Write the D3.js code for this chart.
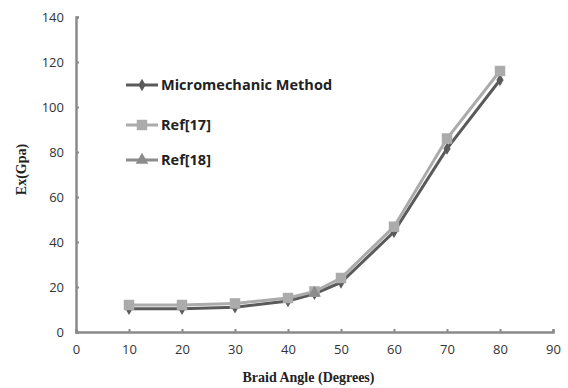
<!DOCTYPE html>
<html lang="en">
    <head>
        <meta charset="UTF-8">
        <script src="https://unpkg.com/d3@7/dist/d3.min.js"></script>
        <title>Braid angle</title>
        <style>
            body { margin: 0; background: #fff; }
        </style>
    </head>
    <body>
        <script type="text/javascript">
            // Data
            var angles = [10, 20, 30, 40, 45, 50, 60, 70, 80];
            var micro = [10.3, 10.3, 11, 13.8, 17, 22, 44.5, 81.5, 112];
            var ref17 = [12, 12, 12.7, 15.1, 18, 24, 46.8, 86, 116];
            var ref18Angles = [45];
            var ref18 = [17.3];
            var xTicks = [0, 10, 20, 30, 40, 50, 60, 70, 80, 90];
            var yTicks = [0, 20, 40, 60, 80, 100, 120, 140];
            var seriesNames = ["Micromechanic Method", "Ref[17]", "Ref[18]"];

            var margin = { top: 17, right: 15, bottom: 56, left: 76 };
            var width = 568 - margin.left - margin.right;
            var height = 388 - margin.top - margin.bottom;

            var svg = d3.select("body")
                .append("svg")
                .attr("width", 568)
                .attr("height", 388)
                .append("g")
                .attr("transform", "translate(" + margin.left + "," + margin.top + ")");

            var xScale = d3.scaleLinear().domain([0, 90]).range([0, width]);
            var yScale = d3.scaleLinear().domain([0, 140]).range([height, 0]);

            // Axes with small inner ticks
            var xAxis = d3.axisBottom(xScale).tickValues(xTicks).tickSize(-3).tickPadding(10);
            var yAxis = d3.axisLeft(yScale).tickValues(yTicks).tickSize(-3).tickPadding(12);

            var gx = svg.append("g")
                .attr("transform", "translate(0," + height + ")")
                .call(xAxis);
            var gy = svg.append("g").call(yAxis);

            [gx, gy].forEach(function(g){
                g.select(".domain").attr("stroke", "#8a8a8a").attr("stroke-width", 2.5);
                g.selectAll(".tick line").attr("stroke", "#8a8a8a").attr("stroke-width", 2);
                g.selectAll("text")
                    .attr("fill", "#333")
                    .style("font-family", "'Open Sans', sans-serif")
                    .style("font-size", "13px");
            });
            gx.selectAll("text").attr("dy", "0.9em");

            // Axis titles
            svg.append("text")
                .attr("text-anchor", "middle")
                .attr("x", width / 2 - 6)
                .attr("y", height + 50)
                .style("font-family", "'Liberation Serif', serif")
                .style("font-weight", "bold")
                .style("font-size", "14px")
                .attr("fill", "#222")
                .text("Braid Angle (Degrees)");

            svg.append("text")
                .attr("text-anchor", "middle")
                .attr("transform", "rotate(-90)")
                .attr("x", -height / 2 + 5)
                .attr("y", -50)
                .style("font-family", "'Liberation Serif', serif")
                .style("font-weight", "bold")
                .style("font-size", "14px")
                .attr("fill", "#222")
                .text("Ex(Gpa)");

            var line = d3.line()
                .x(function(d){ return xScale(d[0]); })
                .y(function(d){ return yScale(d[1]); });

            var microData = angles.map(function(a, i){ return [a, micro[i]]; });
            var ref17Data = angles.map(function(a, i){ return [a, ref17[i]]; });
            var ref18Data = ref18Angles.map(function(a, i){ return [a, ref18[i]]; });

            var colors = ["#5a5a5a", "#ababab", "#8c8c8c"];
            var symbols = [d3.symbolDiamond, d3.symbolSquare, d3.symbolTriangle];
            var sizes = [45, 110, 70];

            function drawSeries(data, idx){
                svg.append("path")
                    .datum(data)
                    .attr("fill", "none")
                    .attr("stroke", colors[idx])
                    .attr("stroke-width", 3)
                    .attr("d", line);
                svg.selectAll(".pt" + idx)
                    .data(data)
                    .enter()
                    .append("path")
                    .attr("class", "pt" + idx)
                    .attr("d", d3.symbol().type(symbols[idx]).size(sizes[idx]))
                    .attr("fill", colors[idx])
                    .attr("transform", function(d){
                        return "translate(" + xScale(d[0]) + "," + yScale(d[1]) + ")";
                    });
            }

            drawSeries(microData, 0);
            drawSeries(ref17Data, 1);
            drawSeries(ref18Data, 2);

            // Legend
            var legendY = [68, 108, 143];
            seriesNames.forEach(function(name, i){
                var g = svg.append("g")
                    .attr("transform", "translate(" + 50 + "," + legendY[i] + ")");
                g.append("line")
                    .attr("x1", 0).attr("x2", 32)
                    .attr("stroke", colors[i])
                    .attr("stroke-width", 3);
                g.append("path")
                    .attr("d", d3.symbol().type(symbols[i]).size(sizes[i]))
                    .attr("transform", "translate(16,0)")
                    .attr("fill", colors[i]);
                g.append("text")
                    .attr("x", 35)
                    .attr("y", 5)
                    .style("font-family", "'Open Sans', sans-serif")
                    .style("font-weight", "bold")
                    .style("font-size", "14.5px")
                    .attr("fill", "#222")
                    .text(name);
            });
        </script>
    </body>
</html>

* * *

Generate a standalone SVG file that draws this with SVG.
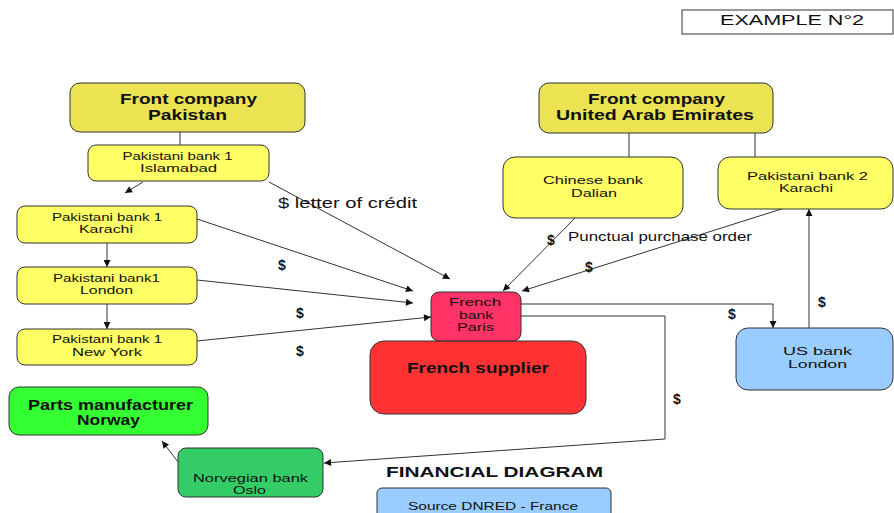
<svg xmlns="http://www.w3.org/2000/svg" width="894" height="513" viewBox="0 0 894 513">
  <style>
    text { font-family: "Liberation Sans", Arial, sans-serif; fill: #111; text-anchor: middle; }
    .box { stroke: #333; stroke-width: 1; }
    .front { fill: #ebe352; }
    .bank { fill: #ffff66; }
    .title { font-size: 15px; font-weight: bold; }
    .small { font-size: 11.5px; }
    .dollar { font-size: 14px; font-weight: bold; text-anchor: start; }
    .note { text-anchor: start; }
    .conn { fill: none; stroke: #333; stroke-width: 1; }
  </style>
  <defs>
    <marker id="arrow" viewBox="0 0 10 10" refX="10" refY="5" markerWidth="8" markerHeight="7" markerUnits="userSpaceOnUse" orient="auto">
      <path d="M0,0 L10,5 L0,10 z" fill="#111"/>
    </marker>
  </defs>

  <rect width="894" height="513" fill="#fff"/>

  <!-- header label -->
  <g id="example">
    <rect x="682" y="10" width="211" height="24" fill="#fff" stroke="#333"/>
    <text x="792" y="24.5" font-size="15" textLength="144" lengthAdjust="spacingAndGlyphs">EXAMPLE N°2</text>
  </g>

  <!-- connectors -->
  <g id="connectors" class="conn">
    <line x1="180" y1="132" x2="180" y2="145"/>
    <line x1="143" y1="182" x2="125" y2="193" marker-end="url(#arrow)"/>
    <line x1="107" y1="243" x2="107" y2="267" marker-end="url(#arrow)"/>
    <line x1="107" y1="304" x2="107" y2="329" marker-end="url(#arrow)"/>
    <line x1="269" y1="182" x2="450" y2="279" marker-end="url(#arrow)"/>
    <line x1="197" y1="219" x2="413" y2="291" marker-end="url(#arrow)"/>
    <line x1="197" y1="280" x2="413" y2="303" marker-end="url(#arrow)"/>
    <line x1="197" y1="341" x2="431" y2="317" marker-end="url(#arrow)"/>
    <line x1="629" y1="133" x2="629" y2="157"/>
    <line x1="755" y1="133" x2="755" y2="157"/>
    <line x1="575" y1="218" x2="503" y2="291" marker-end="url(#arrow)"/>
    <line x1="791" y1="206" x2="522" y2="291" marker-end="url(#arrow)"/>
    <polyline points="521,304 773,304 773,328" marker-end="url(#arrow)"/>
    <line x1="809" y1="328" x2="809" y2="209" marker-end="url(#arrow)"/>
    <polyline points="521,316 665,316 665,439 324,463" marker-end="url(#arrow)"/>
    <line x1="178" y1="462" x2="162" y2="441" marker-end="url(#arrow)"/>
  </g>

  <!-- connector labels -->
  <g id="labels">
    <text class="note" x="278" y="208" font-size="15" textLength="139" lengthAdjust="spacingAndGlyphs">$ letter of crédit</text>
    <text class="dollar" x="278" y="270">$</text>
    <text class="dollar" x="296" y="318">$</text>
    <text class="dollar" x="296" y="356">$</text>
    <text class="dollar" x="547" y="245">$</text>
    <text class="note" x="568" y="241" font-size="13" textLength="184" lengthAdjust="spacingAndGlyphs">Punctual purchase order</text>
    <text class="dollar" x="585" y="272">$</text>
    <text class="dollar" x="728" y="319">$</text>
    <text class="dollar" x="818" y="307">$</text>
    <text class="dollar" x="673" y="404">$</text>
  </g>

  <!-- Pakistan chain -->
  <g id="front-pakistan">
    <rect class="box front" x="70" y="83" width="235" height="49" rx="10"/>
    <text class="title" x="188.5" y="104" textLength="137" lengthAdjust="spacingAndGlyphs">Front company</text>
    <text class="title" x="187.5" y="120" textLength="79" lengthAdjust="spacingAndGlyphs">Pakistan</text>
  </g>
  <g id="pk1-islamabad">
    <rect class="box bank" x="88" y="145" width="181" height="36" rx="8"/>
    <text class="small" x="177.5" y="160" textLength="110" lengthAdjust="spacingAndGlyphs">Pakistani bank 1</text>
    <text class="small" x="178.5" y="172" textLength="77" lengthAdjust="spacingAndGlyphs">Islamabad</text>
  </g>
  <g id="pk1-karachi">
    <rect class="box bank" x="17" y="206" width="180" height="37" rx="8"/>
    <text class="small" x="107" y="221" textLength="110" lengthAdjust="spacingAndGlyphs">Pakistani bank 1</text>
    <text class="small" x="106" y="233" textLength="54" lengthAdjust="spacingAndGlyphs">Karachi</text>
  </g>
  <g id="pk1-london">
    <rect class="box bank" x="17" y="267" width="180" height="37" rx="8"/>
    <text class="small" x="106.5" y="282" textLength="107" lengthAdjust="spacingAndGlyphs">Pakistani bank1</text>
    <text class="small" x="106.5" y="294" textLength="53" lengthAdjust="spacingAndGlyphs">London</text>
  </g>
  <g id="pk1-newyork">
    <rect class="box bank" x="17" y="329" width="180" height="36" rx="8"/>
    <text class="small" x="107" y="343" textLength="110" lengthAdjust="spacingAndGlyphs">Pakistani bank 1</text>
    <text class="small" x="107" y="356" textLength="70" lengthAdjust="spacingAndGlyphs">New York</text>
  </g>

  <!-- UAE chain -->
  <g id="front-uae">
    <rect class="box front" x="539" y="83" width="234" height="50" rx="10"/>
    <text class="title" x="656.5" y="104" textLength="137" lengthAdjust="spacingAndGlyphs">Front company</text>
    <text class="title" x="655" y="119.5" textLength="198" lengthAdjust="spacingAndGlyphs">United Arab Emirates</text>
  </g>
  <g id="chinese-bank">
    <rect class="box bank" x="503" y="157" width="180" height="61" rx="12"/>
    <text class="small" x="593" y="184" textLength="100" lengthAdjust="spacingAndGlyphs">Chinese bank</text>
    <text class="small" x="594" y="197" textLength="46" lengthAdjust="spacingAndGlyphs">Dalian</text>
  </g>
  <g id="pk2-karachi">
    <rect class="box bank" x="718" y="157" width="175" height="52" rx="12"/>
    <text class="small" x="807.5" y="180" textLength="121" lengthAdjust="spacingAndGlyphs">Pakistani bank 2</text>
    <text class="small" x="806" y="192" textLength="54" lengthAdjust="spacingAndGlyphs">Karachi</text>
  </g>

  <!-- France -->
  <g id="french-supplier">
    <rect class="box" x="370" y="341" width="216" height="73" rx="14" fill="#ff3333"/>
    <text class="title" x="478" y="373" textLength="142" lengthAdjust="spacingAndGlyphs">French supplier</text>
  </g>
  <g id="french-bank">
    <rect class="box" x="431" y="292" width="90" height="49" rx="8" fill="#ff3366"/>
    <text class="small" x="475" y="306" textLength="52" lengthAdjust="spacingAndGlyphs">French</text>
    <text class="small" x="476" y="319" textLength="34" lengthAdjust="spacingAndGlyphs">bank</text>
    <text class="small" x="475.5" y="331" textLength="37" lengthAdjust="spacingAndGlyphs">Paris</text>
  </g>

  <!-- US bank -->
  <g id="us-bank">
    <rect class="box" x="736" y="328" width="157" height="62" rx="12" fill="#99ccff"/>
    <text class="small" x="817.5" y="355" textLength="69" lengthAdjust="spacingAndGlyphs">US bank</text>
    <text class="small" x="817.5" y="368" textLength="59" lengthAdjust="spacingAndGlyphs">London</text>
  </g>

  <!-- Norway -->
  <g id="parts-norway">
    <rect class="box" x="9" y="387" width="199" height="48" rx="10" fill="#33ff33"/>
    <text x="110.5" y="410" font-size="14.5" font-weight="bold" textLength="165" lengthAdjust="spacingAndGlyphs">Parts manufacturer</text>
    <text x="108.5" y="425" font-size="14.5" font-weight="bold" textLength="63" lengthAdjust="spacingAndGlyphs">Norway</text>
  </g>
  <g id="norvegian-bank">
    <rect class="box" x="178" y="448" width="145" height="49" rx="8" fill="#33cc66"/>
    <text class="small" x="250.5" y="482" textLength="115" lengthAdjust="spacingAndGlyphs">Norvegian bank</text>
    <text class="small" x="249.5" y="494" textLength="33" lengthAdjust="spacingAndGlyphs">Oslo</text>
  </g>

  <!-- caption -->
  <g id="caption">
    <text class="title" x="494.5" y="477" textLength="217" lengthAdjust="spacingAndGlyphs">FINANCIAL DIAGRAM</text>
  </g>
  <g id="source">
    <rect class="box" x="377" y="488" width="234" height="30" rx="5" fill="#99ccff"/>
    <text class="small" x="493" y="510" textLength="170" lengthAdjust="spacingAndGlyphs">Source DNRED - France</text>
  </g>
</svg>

*TASK GOAL*. In the listing, find each line with the string "chart" and copy it.

*CORRECT RESULT*.
Write the D3.js code for this chart.

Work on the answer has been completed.